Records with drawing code
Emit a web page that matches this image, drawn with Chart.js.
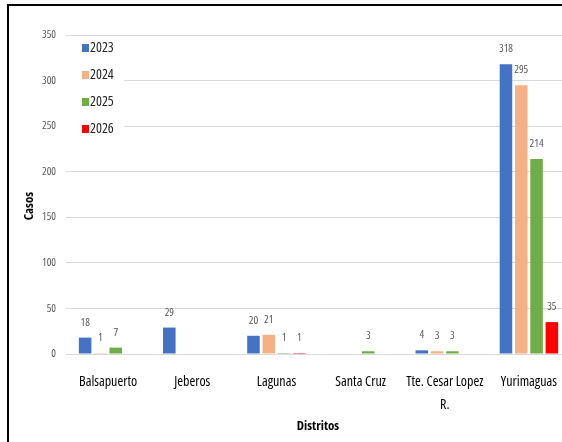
<!DOCTYPE html>
<html>
<head>
<meta charset="utf-8">
<script src="https://cdn.jsdelivr.net/npm/chart.js@4.4.0/dist/chart.umd.min.js"></script>
<style>
  html, body { margin: 0; padding: 0; background: #fff; overflow: hidden; }
  #frame { position: absolute; left: 7px; top: 4px; width: 600px; height: 500px;
           border: 2px solid #000; box-sizing: border-box; }
  #wrap { position: absolute; left: 0; top: 0; width: 575px; height: 442px; }
</style>
</head>
<body>
<div id="frame"></div>
<div id="wrap"><canvas id="chart"></canvas></div>
<script>
// data
const distritos = ['Balsapuerto', 'Jeberos', 'Lagunas', 'Santa Cruz', ['Tte. Cesar Lopez', 'R.'], 'Yurimaguas'];
const years = ['2023', '2024', '2025', '2026'];
const casos2023 = [18, 29, 20, null, 4, 318];
const casos2024 = [1, null, 21, null, 3, 295];
const casos2025 = [7, null, 1, 3, 3, 214];
const casos2026 = [null, null, 1, null, null, 35];
const yTicks = [0, 50, 100, 150, 200, 250, 300, 350];

const colors = ['#4472C4', '#F4B183', '#70AD47', '#FF0000'];
const FONT = "'Open Sans', sans-serif";

// white box + legend inside the plot, and the value labels
const extras = {
    id: 'extras',
    afterDatasetsDraw(chart) {
        const ctx = chart.ctx;
        ctx.save();
        ctx.font = 'condensed 11px ' + FONT;
        ctx.fillStyle = '#595959';
        ctx.textAlign = 'center';
        ctx.textBaseline = 'middle';
        chart.data.datasets.forEach((ds, i) => {
            const meta = chart.getDatasetMeta(i);
            meta.data.forEach((bar, j) => {
                if (ds.data[j] === null) return;
                ctx.fillText(String(ds.data[j]), bar.x, bar.y - 15);
            });
        });
        ctx.restore();
    },
    afterDraw(chart) {
        const ctx = chart.ctx;
        const left = chart.chartArea.left;
        ctx.save();
        ctx.fillStyle = '#fff';
        ctx.fillRect(left, 37, 58, 104);
        ctx.font = 'condensed 14px ' + FONT;
        ctx.textBaseline = 'middle';
        ctx.textAlign = 'left';
        years.forEach((y, i) => {
            const cy = 48 + i * 27;
            ctx.fillStyle = colors[i];
            ctx.fillRect(82, cy - 4, 7, 8);
            ctx.fillStyle = '#262626';
            ctx.fillText(y, 90, cy);
        });
        // axis titles
        ctx.font = 'condensed bold 13px ' + FONT;
        ctx.fillStyle = '#000';
        ctx.textAlign = 'center';
        ctx.fillText('Distritos', 318, 426);
        ctx.translate(29, 206);
        ctx.rotate(-Math.PI / 2);
        ctx.fillText('Casos', 0, 0);
        ctx.restore();
    }
};

const ctx = document.getElementById('chart').getContext('2d');
new Chart(ctx, {
    type: 'bar',
    data: {
        labels: distritos,
        datasets: [
            { label: years[0], data: casos2023, backgroundColor: colors[0] },
            { label: years[1], data: casos2024, backgroundColor: colors[1] },
            { label: years[2], data: casos2025, backgroundColor: colors[2] },
            { label: years[3], data: casos2026, backgroundColor: colors[3] }
        ]
    },
    options: {
        responsive: true,
        maintainAspectRatio: false,
        animation: false,
        categoryPercentage: 0.727,
        barPercentage: 0.82,
        layout: { padding: { top: 35, right: 4, left: 0, bottom: 0 } },
        plugins: { legend: { display: false }, tooltip: { enabled: false } },
        scales: {
            x: {
                grid: { display: false },
                border: { color: '#D9D9D9', width: 1 },
                ticks: {
                    color: '#000',
                    font: { family: FONT, weight: 'condensed', size: 14, lineHeight: 1.65 },
                    padding: 8,
                    maxRotation: 0,
                    autoSkip: false
                },
                afterFit: (scale) => { scale.height = 88; }
            },
            y: {
                min: 0,
                max: 350,
                afterBuildTicks: (scale) => { scale.ticks = yTicks.map(v => ({ value: v })); },
                grid: { color: '#D9D9D9', drawTicks: false },
                border: { display: false },
                ticks: {
                    color: '#595959',
                    font: { family: FONT, weight: 'condensed', size: 11 },
                    padding: 10
                },
                afterFit: (scale) => { scale.width = 66; }
            }
        }
    },
    plugins: [extras]
});
</script>
</body>
</html>
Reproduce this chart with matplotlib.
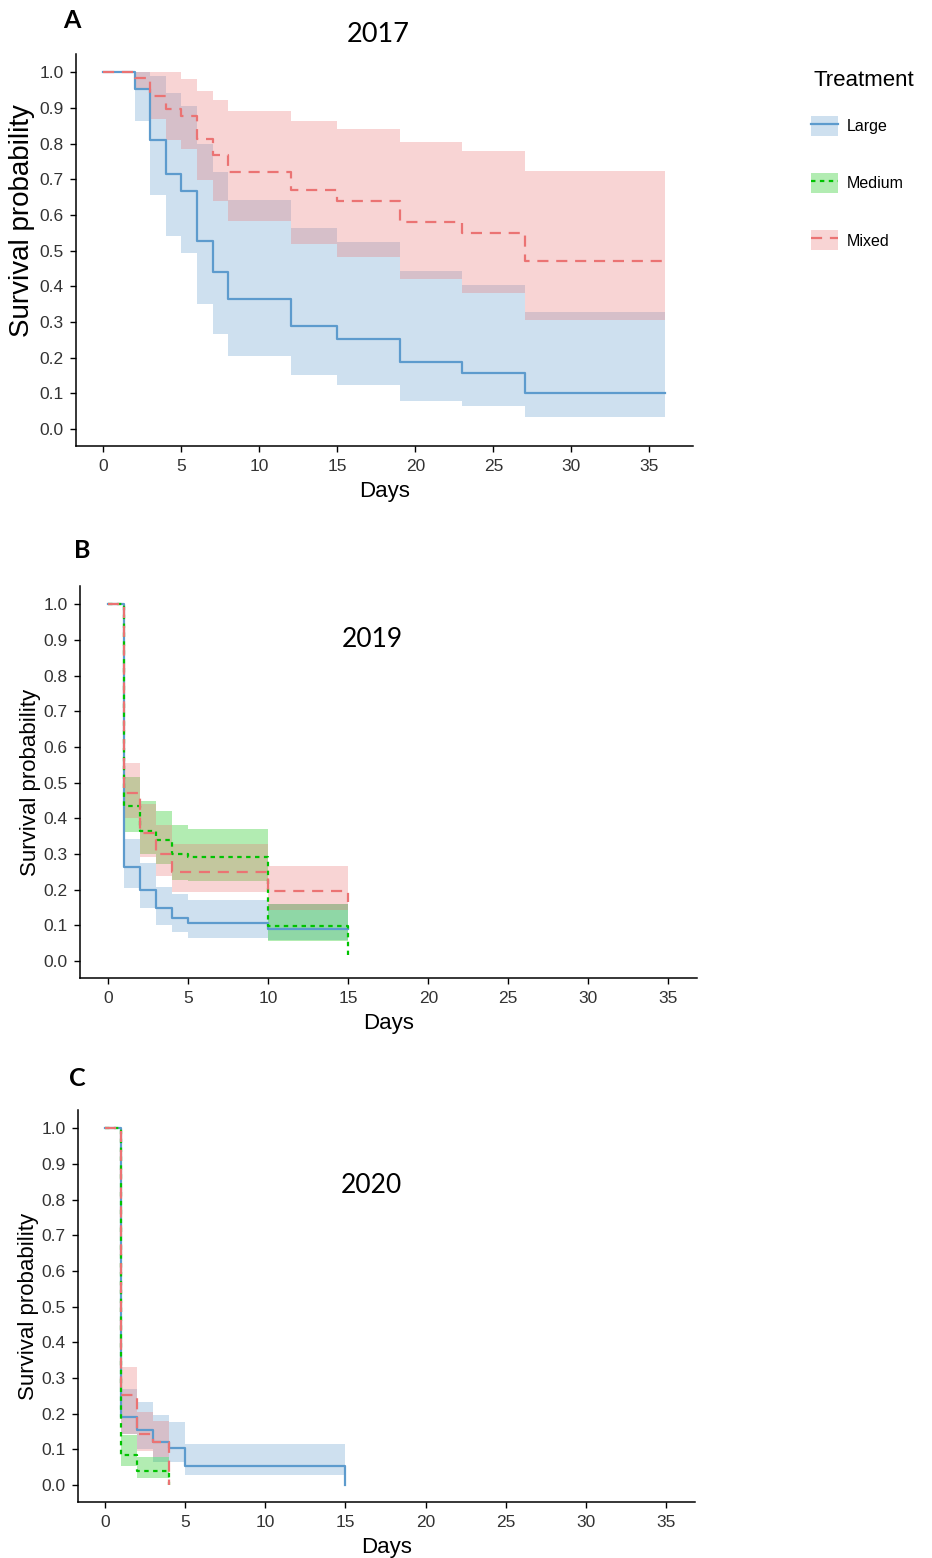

__Given task__
Write the listing out a second time exactly, dropping all images.

__Response to the task__
Emit a web page that matches this image, drawn with Chart.js.
<!DOCTYPE html>
<html>
<head>
<meta charset="utf-8">
<script src="https://cdn.jsdelivr.net/npm/chart.js@4.4.0/dist/chart.umd.min.js"></script>
<style>
  html, body { margin: 0; padding: 0; background: #fff; overflow: hidden; }
  #frame { position: absolute; left: 7px; top: 4px; width: 600px; height: 500px;
           border: 2px solid #000; box-sizing: border-box; }
  #wrap { position: absolute; left: 0; top: 0; width: 575px; height: 442px; }
</style>
</head>
<body>
<div id="frame"></div>
<div id="wrap"><canvas id="chart"></canvas></div>
<script>
// data
const distritos = ['Balsapuerto', 'Jeberos', 'Lagunas', 'Santa Cruz', ['Tte. Cesar Lopez', 'R.'], 'Yurimaguas'];
const years = ['2023', '2024', '2025', '2026'];
const casos2023 = [18, 29, 20, null, 4, 318];
const casos2024 = [1, null, 21, null, 3, 295];
const casos2025 = [7, null, 1, 3, 3, 214];
const casos2026 = [null, null, 1, null, null, 35];
const yTicks = [0, 50, 100, 150, 200, 250, 300, 350];

const colors = ['#4472C4', '#F4B183', '#70AD47', '#FF0000'];
const FONT = "'Open Sans', sans-serif";

// white box + legend inside the plot, and the value labels
const extras = {
    id: 'extras',
    afterDatasetsDraw(chart) {
        const ctx = chart.ctx;
        ctx.save();
        ctx.font = 'condensed 11px ' + FONT;
        ctx.fillStyle = '#595959';
        ctx.textAlign = 'center';
        ctx.textBaseline = 'middle';
        chart.data.datasets.forEach((ds, i) => {
            const meta = chart.getDatasetMeta(i);
            meta.data.forEach((bar, j) => {
                if (ds.data[j] === null) return;
                ctx.fillText(String(ds.data[j]), bar.x, bar.y - 15);
            });
        });
        ctx.restore();
    },
    afterDraw(chart) {
        const ctx = chart.ctx;
        const left = chart.chartArea.left;
        ctx.save();
        ctx.fillStyle = '#fff';
        ctx.fillRect(left, 37, 58, 104);
        ctx.font = 'condensed 14px ' + FONT;
        ctx.textBaseline = 'middle';
        ctx.textAlign = 'left';
        years.forEach((y, i) => {
            const cy = 48 + i * 27;
            ctx.fillStyle = colors[i];
            ctx.fillRect(82, cy - 4, 7, 8);
            ctx.fillStyle = '#262626';
            ctx.fillText(y, 90, cy);
        });
        // axis titles
        ctx.font = 'condensed bold 13px ' + FONT;
        ctx.fillStyle = '#000';
        ctx.textAlign = 'center';
        ctx.fillText('Distritos', 318, 426);
        ctx.translate(29, 206);
        ctx.rotate(-Math.PI / 2);
        ctx.fillText('Casos', 0, 0);
        ctx.restore();
    }
};

const ctx = document.getElementById('chart').getContext('2d');
new Chart(ctx, {
    type: 'bar',
    data: {
        labels: distritos,
        datasets: [
            { label: years[0], data: casos2023, backgroundColor: colors[0] },
            { label: years[1], data: casos2024, backgroundColor: colors[1] },
            { label: years[2], data: casos2025, backgroundColor: colors[2] },
            { label: years[3], data: casos2026, backgroundColor: colors[3] }
        ]
    },
    options: {
        responsive: true,
        maintainAspectRatio: false,
        animation: false,
        categoryPercentage: 0.727,
        barPercentage: 0.82,
        layout: { padding: { top: 35, right: 4, left: 0, bottom: 0 } },
        plugins: { legend: { display: false }, tooltip: { enabled: false } },
        scales: {
            x: {
                grid: { display: false },
                border: { color: '#D9D9D9', width: 1 },
                ticks: {
                    color: '#000',
                    font: { family: FONT, weight: 'condensed', size: 14, lineHeight: 1.65 },
                    padding: 8,
                    maxRotation: 0,
                    autoSkip: false
                },
                afterFit: (scale) => { scale.height = 88; }
            },
            y: {
                min: 0,
                max: 350,
                afterBuildTicks: (scale) => { scale.ticks = yTicks.map(v => ({ value: v })); },
                grid: { color: '#D9D9D9', drawTicks: false },
                border: { display: false },
                ticks: {
                    color: '#595959',
                    font: { family: FONT, weight: 'condensed', size: 11 },
                    padding: 10
                },
                afterFit: (scale) => { scale.width = 66; }
            }
        }
    },
    plugins: [extras]
});
</script>
</body>
</html>
Reproduce this chart with matplotlib.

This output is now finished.